Somerville Housing Authority’s (SHA) Capen Court Redevelopment will breakground April 6, on the same day as the grand opening of the Visiting Nurse Association’s (VNA) assisted living project at 405 Alewife Brook Parkway in Somerville.
The two projects will offer the area’s senior and disabled residents the means to obtain housing and care previously available only in private senior communities.
When complete, Capen Court will provide 194 units of new affordable housing for an aging population that has few subsidized supportive and assisted-living alternatives.
"The Capen Court redevelopment represents the first time there’s been new affordable housing for seniors in Somerville in over 30 years," said Joe Macaluso, executive director of the Somerville Housing Authority.

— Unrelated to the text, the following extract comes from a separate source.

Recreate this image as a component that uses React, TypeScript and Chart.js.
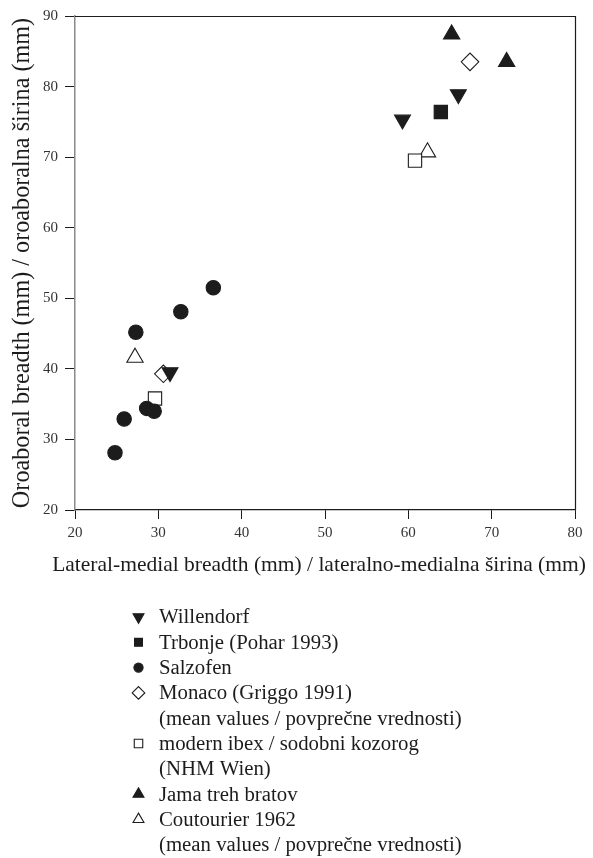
import React, { useEffect, useRef } from "react";
import { Chart, registerables } from "chart.js";
import { drawPoint } from "chart.js/helpers";

Chart.register(...registerables);

const xTitle = "Lateral-medial breadth (mm) / lateralno-medialna širina (mm)";
const yTitle = "Oroaboral breadth (mm) / oroaboralna širina (mm)";

const willendorfX = [31.4, 59.3, 66.0];
const willendorfY = [39.5, 75.3, 78.9];
const trbonjeX = [63.9];
const trbonjeY = [76.4];
const salzofenX = [24.8, 25.9, 27.3, 28.6, 29.5, 32.7, 36.6];
const salzofenY = [28.1, 32.9, 45.2, 34.4, 34.0, 48.1, 51.5];
const monacoX = [30.6, 67.4];
const monacoY = [39.3, 83.5];
const ibexX = [29.6, 60.8];
const ibexY = [35.8, 69.5];
const jamaX = [65.2, 71.8];
const jamaY = [87.4, 83.5];
const coutourierX = [27.2, 62.3];
const coutourierY = [41.6, 70.7];

const seriesNames = [
  "Willendorf",
  "Trbonje (Pohar 1993)",
  "Salzofen",
  "Monaco (Griggo 1991)",
  "modern ibex / sodobni kozorog",
  "Jama treh bratov",
  "Coutourier 1962",
];
const noteMean = "(mean values / povprečne vrednosti)";
const noteNHM = "(NHM Wien)";

const INK = "#1c1c1c";
const SERIF = '"Liberation Serif", "DejaVu Serif", serif';

function pts(xs: number[], ys: number[]) {
  return xs.map((x, i) => ({ x, y: ys[i] }));
}

type Mk = { style: string; rot: number; filled: boolean; r: number; lr: number };
const markers: Mk[] = [
  { style: "triangle", rot: 180, filled: true, r: 9.2, lr: 6.3 },
  { style: "rect", rot: 0, filled: true, r: 9.4, lr: 5.6 },
  { style: "circle", rot: 0, filled: true, r: 7.2, lr: 4.6 },
  { style: "rectRot", rot: 0, filled: false, r: 8.8, lr: 6.3 },
  { style: "rect", rot: 0, filled: false, r: 9.4, lr: 6.0 },
  { style: "triangle", rot: 0, filled: true, r: 9.4, lr: 6.3 },
  { style: "triangle", rot: 0, filled: false, r: 9.4, lr: 6.3 },
];

const seriesData = [
  pts(willendorfX, willendorfY),
  pts(trbonjeX, trbonjeY),
  pts(salzofenX, salzofenY),
  pts(monacoX, monacoY),
  pts(ibexX, ibexY),
  pts(jamaX, jamaY),
  pts(coutourierX, coutourierY),
];

// legend rows: marker index (or -1) and text
const legendRows: { m: number; text: string }[] = [
  { m: 0, text: seriesNames[0] },
  { m: 1, text: seriesNames[1] },
  { m: 2, text: seriesNames[2] },
  { m: 3, text: seriesNames[3] },
  { m: -1, text: noteMean },
  { m: 4, text: seriesNames[4] },
  { m: -1, text: noteNHM },
  { m: 5, text: seriesNames[5] },
  { m: 6, text: seriesNames[6] },
  { m: -1, text: noteMean },
];

const framePlugin = {
  id: "frameAndLegend",
  afterDraw(chart: any) {
    const ctx = chart.ctx;
    const a = chart.chartArea;
    ctx.save();
    ctx.strokeStyle = INK;
    ctx.lineWidth = 1.2;
    ctx.beginPath();
    ctx.moveTo(a.left, a.top + 0.5);
    ctx.lineTo(a.right + 0.5, a.top + 0.5);
    ctx.lineTo(a.right + 0.5, a.bottom);
    ctx.stroke();

    // x axis title (drawn without width squeezing)
    ctx.font = `21.5px ${SERIF}`;
    ctx.fillStyle = INK;
    ctx.textAlign = "center";
    ctx.textBaseline = "alphabetic";
    ctx.fillText(xTitle, (a.left + a.right) / 2 - 6, a.bottom + 61);

    // legend
    const mx = 138.5;
    const tx = 159;
    const y0 = 617;
    const dy = 25.3;
    ctx.font = `20.8px ${SERIF}`;
    ctx.textBaseline = "middle";
    ctx.textAlign = "left";
    legendRows.forEach((row, i) => {
      const y = y0 + i * dy;
      if (row.m >= 0) {
        const mk = markers[row.m];
        ctx.fillStyle = mk.filled ? INK : "#ffffff";
        ctx.strokeStyle = INK;
        ctx.lineWidth = 1.1;
        drawPoint(ctx, { pointStyle: mk.style, rotation: mk.rot, radius: mk.lr, borderWidth: 1.1 }, mx, y);
      }
      ctx.fillStyle = INK;
      ctx.fillText(row.text, tx, y + 1);
    });
    ctx.restore();
  },
};

export default function App() {
  const ref = useRef<HTMLCanvasElement | null>(null);
  useEffect(() => {
    document.body.style.margin = "0";
    const canvas = ref.current;
    if (!canvas) return;
    const chart = new Chart(canvas, {
      type: "scatter",
      data: {
        datasets: seriesData.map((d, i) => ({
          label: seriesNames[i],
          data: d,
          pointStyle: markers[i].style as any,
          rotation: markers[i].rot,
          radius: markers[i].r,
          hoverRadius: markers[i].r,
          backgroundColor: markers[i].filled ? INK : "#ffffff",
          borderColor: INK,
          borderWidth: 1.1,
        })),
      },
      options: {
        animation: false,
        responsive: false,
        devicePixelRatio: 1,
        layout: { padding: { left: 0, top: 10, right: 18, bottom: 278 } },
        plugins: { legend: { display: false }, tooltip: { enabled: false } },
        scales: {
          x: {
            type: "linear",
            min: 20,
            max: 80,
            afterFit(s: any) {
              s.height = 70;
            },
            ticks: { stepSize: 10, color: "#333", font: { family: SERIF, size: 15 }, padding: 5 },
            grid: { drawOnChartArea: false, drawTicks: true, tickLength: 9, color: INK, tickWidth: 1 },
            border: { color: INK, width: 1.2 },
            title: { display: false, text: xTitle },
          },
          y: {
            type: "linear",
            min: 20,
            max: 90,
            afterFit(s: any) {
              s.width = 75;
            },
            ticks: { stepSize: 10, color: "#333", font: { family: SERIF, size: 15 }, padding: 7 },
            grid: { drawOnChartArea: false, drawTicks: true, tickLength: 10, color: INK, tickWidth: 1 },
            border: { color: "#8a8a8a", width: 1.5 },
            title: {
              display: true,
              text: yTitle,
              color: INK,
              font: { family: SERIF, size: 24.2 },
              padding: { top: 8.5, bottom: 0 },
            },
          },
        },
      },
      plugins: [framePlugin],
    });
    return () => chart.destroy();
  }, []);
  return <canvas ref={ref} width={593} height={858} style={{ display: "block", width: 593, height: 858 }} />;
}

The continuing care community is the result of a partnership between the SHA and the Visiting Nurse Association, whose recently constructed 99-unit assisted living facility at Alewife Brook Parkway is adjacent to the SHA’s Capen Court site. Capen Court’s outmoded 64-unit, eight-building campus was razed in recent weeks to make way for the SHA’s modernized 95-unit three-story Capen senior building.

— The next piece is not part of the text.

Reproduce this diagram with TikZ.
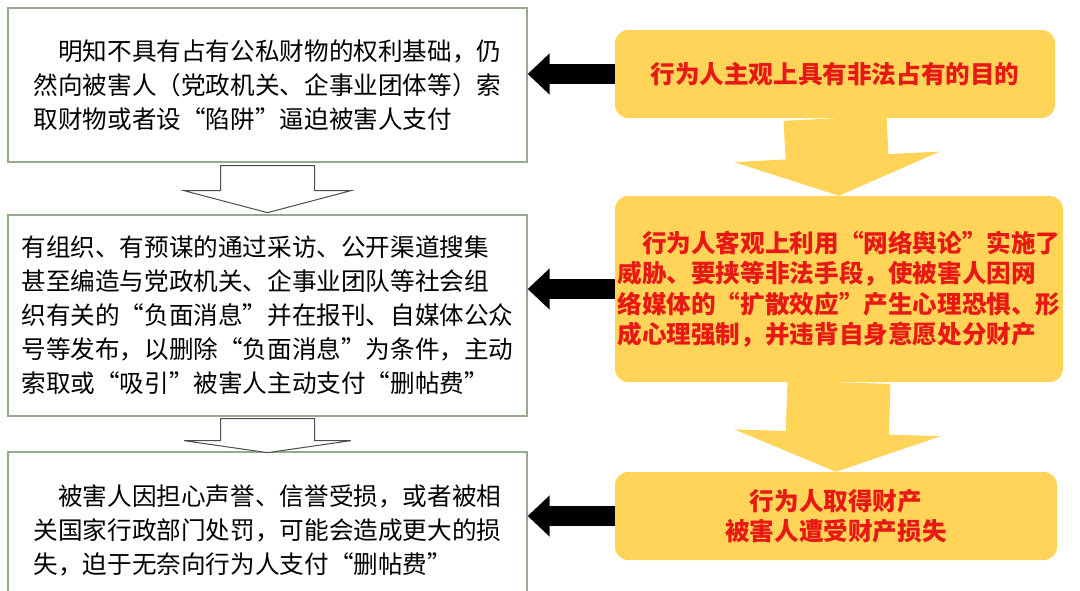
\documentclass[tikz,border=0pt]{standalone}
\usepackage{fontspec}
\setmainfont{Noto Sans CJK SC}
\usetikzlibrary{arrows.meta,calc}
\definecolor{boxline}{RGB}{150,170,140}
\definecolor{goldfill}{RGB}{255,212,88}
\definecolor{redtext}{RGB}{232,24,20}
\tikzset{
  leftbox/.style={rectangle, draw=boxline, line width=0.4mm, fill=white, minimum width=155.7mm, align=left, font=\fontsize{21pt}{29pt}\selectfont, inner sep=0pt},
  goalbox/.style={rectangle, rounded corners=4mm, fill=goldfill, align=left, text=redtext, font=\bfseries\fontsize{21pt}{26pt}\selectfont, inner sep=0pt},
  pusharrow/.style={line width=6mm, -{Triangle[width=12mm,length=6.6mm]}},
  flowarrow/.style={draw=goldfill, line width=30.9mm, -{Triangle[width=61.5mm,length=11.7mm]}},
  hollow/.style={draw=black!70, fill=white, line width=0.3mm}
}
\begin{document}
\begin{tikzpicture}[x=0.3mm,y=-0.3mm]
  \useasboundingbox (0,0) rectangle (1080,590);
  % left column
  \node (l1) [leftbox, minimum height=46.2mm] at (267.5,85) {\hspace{1em}明知不具有占有公私财物的权利基础，仍\\然向被害人（党政机关、企事业团体等）索\\取财物或者设“陷阱”逼迫被害人支付};
  \node (l2) [leftbox, minimum height=60.3mm] at (267.5,315.5) {有组织、有预谋的通过采访、公开渠道搜集\\甚至编造与党政机关、企事业团队等社会组\\织有关的“负面消息”并在报刊、自媒体公众\\号等发布，以删除“负面消息”为条件，主动\\索取或“吸引”被害人主动支付“删帖费”};
  \node (l3) [leftbox, minimum height=46.8mm] at (267.5,530) {\hspace{1em}被害人因担心声誉、信誉受损，或者被相\\关国家行政部门处罚，可能会造成更大的损\\失，迫于无奈向行为人支付“删帖费”};
  % right column
  \node (r1) [goalbox, minimum width=132mm, minimum height=26.4mm] at (835,74) {行为人主观上具有非法占有的目的};
  \node (r2) [goalbox, minimum width=134.4mm, minimum height=55.8mm] at (839,289) {\hspace{1em}行为人客观上利用“网络舆论”实施了\\威胁、要挟等非法手段，使被害人因网\\络媒体的“扩散效应”产生心理恐惧、形\\成心理强制，并违背自身意愿处分财产};
  \node (r3) [goalbox, align=center, minimum width=132.6mm, minimum height=26.4mm] at (836,516) {行为人取得财产\\被害人遭受财产损失};
  % yellow flow
  \draw [flowarrow] (r1.south) -- (r2.north);
  \draw [flowarrow] (r2.south) -- (r3.north);
  % black arrows
  \draw [pusharrow] (r1.west) -- (r1.west -| l1.east);
  \draw [pusharrow] (r2.west) -- (r2.west -| l2.east);
  \draw [pusharrow] (r3.west) -- (r3.west -| l3.east);
  % hollow arrows
  \draw [hollow] ($(l1.south)+(-14.1mm,-0.9mm)$) -- ($(l1.south)+(14.1mm,-0.9mm)$) -- ($(l1.south)+(14.1mm,-8.4mm)$) -- ($(l1.south)+(25mm,-8.4mm)$) -- ($(l1.south)+(0,-15mm)$) -- ($(l1.south)+(-25mm,-8.4mm)$) -- ($(l1.south)+(-14.1mm,-8.4mm)$) -- cycle;
  \draw [hollow] ($(l2.south)+(-14.1mm,-0.6mm)$) -- ($(l2.south)+(14.1mm,-0.6mm)$) -- ($(l2.south)+(14.1mm,-7.2mm)$) -- ($(l2.south)+(25mm,-7.2mm)$) -- ($(l2.south)+(0,-10.8mm)$) -- ($(l2.south)+(-25mm,-7.2mm)$) -- ($(l2.south)+(-14.1mm,-7.2mm)$) -- cycle;
\end{tikzpicture}
\end{document}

Funding for the $25-million Capen Court project, at a time when public housing funds are scarce, was obtained through the Massachusetts Department of Housing and Community Development (DHCD), the city of Somerville, and a collaboration of public and private investors including the Massachusetts Housing Partnership, MassDevelopment, Bank of America, Century Bank and Boston Capital.
The redevelopment of Capen Court represents one of the first examples in which so-called "mixed financing" has been used to create a major overhaul of state public housing.